Mancini and fellow Long Island troubadour Lanahan team up to deliver enthusiastic, often compelling covers drawn from Byrds co-founder Clark’s underappreciated songbook.

Lukas Nelson & Promise Of The Real – Sticks and Stones

Wille’s son delivers one of his rowdier collections of genial, playful country-rock designed to produce dancing and laughter in equal measures.

Kowtow Popof – A Punk’s Garden Of Versus

“[P]ostmodern art-pop savant (and incorrigible punster)” Popof returns, delivering a fresh set of tunes that manage to be both enigmatic and engaging.

Pretenders – Relentless

Chrissie Hynde is amazing. That is all.

Aaron Skiles – Whistle Past The Grave

Another guitar-heavy solo set that “manages to tackle serious themes without ever appearing to take itself too seriously. Like all the best parties, it leaves you thinking long afterwards about what was said.”


So Long, Sailor

Jimmy Buffett – Equal Strain On All Parts

Perpetual beachcomber and consummate entertainer Buffett’s farewell album is exactly as easygoing, amiable, and relentlessly sunny as you expected. Bubbles up.


Now Why’d You Have To Go And Do That?

Jon Batiste – World Music Radio

New Orleans musical prodigy Jon Batiste’s We Are was a revelation, my pick for 2021 Album of the Year.
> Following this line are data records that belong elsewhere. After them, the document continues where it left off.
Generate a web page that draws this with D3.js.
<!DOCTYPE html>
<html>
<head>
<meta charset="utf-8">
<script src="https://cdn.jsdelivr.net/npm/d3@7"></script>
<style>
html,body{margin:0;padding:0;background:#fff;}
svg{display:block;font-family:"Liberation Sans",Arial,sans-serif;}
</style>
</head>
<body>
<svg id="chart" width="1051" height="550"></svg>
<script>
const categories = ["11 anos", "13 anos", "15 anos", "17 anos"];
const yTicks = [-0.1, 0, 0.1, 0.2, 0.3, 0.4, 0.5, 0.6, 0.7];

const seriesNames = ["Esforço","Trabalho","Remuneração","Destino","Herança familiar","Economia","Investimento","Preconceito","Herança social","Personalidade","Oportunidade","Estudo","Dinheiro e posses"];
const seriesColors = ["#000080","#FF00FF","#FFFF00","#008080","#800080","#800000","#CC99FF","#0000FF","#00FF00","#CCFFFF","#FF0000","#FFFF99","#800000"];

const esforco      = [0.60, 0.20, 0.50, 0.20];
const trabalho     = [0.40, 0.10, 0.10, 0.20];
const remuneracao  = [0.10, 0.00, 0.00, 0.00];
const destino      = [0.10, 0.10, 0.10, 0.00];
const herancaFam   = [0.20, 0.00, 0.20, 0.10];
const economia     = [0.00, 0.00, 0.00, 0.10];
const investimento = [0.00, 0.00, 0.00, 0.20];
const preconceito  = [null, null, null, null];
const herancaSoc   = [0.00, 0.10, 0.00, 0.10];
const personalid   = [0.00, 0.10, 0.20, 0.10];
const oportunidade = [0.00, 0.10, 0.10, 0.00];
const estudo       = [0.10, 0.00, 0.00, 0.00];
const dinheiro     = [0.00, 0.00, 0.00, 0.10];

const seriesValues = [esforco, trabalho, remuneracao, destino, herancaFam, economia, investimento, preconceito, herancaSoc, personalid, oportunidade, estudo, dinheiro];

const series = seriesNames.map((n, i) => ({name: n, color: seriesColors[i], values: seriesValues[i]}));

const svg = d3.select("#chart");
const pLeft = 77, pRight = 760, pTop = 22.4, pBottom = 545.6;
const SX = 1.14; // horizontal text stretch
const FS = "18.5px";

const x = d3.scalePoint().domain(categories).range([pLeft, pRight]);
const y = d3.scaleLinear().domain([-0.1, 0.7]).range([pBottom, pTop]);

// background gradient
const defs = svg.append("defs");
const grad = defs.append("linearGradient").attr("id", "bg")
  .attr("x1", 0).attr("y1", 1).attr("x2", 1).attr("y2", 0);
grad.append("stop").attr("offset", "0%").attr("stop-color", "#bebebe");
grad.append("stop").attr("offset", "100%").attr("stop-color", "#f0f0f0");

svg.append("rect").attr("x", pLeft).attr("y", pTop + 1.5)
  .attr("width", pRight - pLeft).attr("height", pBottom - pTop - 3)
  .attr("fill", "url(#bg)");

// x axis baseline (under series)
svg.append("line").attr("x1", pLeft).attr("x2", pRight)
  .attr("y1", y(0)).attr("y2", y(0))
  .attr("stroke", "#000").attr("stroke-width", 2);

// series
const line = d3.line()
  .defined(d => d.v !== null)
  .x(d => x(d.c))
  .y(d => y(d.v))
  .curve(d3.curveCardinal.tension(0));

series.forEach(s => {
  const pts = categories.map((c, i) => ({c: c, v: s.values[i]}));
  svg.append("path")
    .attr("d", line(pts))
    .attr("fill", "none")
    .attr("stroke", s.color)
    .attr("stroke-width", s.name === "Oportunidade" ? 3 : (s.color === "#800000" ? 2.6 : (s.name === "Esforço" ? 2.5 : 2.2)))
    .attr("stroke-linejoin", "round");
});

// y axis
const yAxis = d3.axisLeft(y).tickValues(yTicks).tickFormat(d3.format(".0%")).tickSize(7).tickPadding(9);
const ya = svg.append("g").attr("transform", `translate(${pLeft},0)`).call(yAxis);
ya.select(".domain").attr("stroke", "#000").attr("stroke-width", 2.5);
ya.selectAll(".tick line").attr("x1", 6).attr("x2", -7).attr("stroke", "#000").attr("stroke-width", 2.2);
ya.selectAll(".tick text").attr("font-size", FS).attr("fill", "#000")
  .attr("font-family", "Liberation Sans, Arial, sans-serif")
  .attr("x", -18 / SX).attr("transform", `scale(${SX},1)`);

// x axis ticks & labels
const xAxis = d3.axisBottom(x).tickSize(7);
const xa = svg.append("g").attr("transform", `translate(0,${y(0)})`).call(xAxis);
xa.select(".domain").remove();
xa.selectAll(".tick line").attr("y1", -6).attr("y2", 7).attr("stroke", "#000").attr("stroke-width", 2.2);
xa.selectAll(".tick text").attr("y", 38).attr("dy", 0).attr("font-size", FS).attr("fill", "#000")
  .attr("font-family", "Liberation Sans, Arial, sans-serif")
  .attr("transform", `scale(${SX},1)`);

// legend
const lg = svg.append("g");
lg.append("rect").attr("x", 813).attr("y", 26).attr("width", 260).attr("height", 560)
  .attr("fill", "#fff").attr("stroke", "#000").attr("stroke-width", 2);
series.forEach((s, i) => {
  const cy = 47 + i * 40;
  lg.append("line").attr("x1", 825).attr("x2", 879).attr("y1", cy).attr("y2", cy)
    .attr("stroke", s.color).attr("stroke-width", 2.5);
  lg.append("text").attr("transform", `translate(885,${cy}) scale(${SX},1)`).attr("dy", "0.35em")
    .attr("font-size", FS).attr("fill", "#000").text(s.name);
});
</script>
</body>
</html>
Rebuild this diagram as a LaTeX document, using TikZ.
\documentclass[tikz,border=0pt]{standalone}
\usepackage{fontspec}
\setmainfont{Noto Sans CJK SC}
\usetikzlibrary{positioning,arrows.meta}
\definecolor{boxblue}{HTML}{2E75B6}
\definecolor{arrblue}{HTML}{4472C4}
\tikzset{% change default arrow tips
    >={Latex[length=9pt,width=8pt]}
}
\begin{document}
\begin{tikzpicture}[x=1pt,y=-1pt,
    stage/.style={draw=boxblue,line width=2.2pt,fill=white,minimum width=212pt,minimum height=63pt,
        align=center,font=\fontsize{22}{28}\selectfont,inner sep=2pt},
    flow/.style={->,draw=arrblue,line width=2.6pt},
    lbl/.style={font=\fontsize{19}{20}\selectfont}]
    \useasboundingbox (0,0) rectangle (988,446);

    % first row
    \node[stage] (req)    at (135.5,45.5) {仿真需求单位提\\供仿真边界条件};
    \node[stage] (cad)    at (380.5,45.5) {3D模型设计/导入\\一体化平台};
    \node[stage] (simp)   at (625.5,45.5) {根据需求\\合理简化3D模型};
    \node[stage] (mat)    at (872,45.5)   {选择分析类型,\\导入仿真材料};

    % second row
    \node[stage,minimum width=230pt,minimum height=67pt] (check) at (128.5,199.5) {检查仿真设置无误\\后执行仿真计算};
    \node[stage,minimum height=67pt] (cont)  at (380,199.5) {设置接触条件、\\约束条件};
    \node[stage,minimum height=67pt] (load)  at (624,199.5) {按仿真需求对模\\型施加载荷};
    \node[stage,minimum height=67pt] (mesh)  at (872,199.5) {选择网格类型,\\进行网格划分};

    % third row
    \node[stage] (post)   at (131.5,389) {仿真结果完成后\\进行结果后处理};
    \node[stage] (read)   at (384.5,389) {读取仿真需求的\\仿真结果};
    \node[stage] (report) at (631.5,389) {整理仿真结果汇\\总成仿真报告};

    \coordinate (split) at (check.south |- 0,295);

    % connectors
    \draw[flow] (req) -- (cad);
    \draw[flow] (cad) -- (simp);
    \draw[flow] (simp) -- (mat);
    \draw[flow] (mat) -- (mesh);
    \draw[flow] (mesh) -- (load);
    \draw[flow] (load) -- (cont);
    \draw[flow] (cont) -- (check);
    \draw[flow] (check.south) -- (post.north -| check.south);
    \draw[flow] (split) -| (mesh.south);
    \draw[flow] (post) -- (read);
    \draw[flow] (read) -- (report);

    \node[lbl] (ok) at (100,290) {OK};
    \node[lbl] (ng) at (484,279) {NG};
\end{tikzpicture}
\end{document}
His follow-up World Music Radio casts aside just about everything I loved about the earthy, authentic, inspirational mind-meld of jazz, funk, and blues on that album for a muddled, heavily filtered-and-auto-tuned grasp at the pop charts.

Yes – Mirror To The Sky

When the only thing that sticks in a five-decade fan’s head a day later is a single bass line from a single track, you may have a problem. Slumbering, tedious, and nearly hook-free.